Als je goed gebruik maakt van de mogelijkheden die het web 2.0 te bieden heeft maak je automatisch gebruik van API's, mashups en tags.
Maar hierbij even een omschrijving van bovenstaande termen vanuit Wikipedia:
Een application programming interface
(API) is een verzameling definities op basis waarvan een computerprogramma kan communiceren met een ander programma of onderdeel (meestal in de vorm van bibliotheken). Vaak vormen API's de scheiding tussen verschillende lagen van abstractie, zodat applicaties op een hoog niveau van abstractie kunnen werken en het minder abstracte werk uitbesteden aan andere API's. Soms wordt als synoniem voor API de benaming bibliotheek gebruikt, maar dit is niet helemaal juist: een API vormt de toegang tot de bibliotheek. De API is daarbij de definitie van functies en andere objecten die in de bibliotheek beschikbaar zijn voor de applicatie.

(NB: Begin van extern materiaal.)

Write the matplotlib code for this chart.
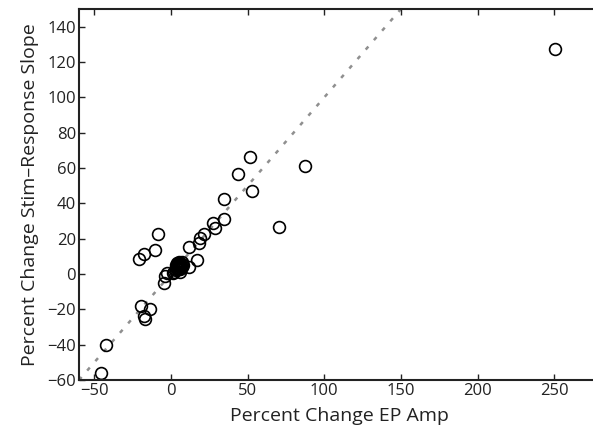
#!/usr/bin/env python3
"""Scatter of percent change in stim-response slope vs. EP amplitude, with unity line."""

import numpy as np
import matplotlib
matplotlib.use("Agg")
import matplotlib.pyplot as plt

OUTPUT_PNG = "out.png"

# percent change EP amplitude (x) and stim-response slope (y)
ep_amp = [250.8, 87.2, 70.6, 51.3, 52.8, 43.4, 34.6, 34.3, 27.1, 28.4,
          21.3, 18.7, 18.3, 11.5, 17.0, 11.8, -8.3, -10.5, -17.9, -21.1,
          -2.6, -3.7, -4.5, 1.5, -19.5, -14.0, -17.9, -17.2, -42.2, -45.7,
          # dense cluster near the origin
          3.0, 4.0, 5.0, 6.0, 5.0, 7.0, 6.0, 8.0, 4.0, 7.0, 3.0, 6.0, 2.0,
          4.5, 5.5, 6.5, 5.0, 4.0, 6.0, 5.5, 4.5, 7.5, 3.5]
slope = [127.1, 61.1, 26.5, 66.4, 47.1, 56.6, 42.4, 31.2, 29.1, 26.3,
         22.9, 20.6, 17.5, 15.2, 7.7, 4.2, 22.9, 13.4, 11.1, 8.6,
         0.5, -1.0, -5.2, 0.5, -18.2, -19.8, -23.6, -25.5, -40.1, -55.9,
         2.0, 5.0, 3.0, 6.0, 7.0, 4.0, 1.0, 5.0, 3.0, 7.0, 5.0, 3.0, 1.0,
         4.5, 5.5, 4.0, 5.0, 6.0, 5.0, 3.5, 6.5, 5.5, 4.0]

# unity line
unity = [-60, 150]

X_TICKS = [-50, 0, 50, 100, 150, 200, 250]
Y_TICKS = [-60, -40, -20, 0, 20, 40, 60, 80, 100, 120, 140]

plt.rcParams["font.family"] = ["Open Sans", "DejaVu Sans"]


def main():
    fig = plt.figure(figsize=(5.93, 4.37), dpi=100)
    ax = fig.add_axes([0.1332, 0.1304, 0.879, 0.849])

    ax.plot(unity, unity, color="#8f8f8f", linewidth=1.8,
            linestyle=(0, (1.6, 3.4)), zorder=1)
    ax.plot(ep_amp, slope, linestyle="none", marker="o", markersize=8.5,
            markerfacecolor="none", markeredgecolor="black",
            markeredgewidth=1.2, zorder=2)

    ax.set_xlim(-60, 280)
    ax.set_ylim(-60, 150)
    ax.set_xticks(X_TICKS)
    ax.set_yticks(Y_TICKS)
    ax.tick_params(direction="in", length=4, width=1, labelsize=12,
                   top=True, right=False, colors="#222222")
    ax.tick_params(axis="x", pad=2)
    ax.tick_params(axis="y", pad=2)

    for side in ["left", "bottom", "top"]:
        ax.spines[side].set_linewidth(1.5)
        ax.spines[side].set_color("#222222")
    ax.spines["right"].set_visible(False)

    ax.set_xlabel("Percent Change EP Amp", fontsize=14, color="#222222", labelpad=6)
    ax.set_ylabel("Percent Change Stim\u2013Response Slope", fontsize=14,
                  color="#222222", labelpad=6)

    fig.savefig(OUTPUT_PNG, dpi=100)


if __name__ == "__main__":
    main()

Bron: http://nl.wikipedia.org/wiki/Application_Programming_Interface)
Een
Mashup (van Engels to mash (it) up, samenstampen, vermengen) is een term die gebruikt wordt voor het creëren van iets uit twee of meer verschillende werken. Er zijn twee domeinen waar de term specifiek gebruikt wordt:
Mash-up, een muziekstuk dat bestaat uit een aantal door elkaar gemengde muziekstukken.
Mashup (internetapplicatie), een website of -applicatie die gegevens uit meerdere websites of bronnen bijeen brengt.
(Bron: http://nl.wikipedia.org/wiki/Mashup)
Een
tag (Nederlands: etiket) is een (relevant) sleutelwoord of term geassocieerd met, toegewezen aan of opgenomen in een digitaal bestand (zoals afbeeldingen, video, audio). De tag geeft aanvullende informatie over het bestand waaraan het is gekoppeld en maakt zodoende sleutelwoordgebaseerde classificatie en indexering mogelijk.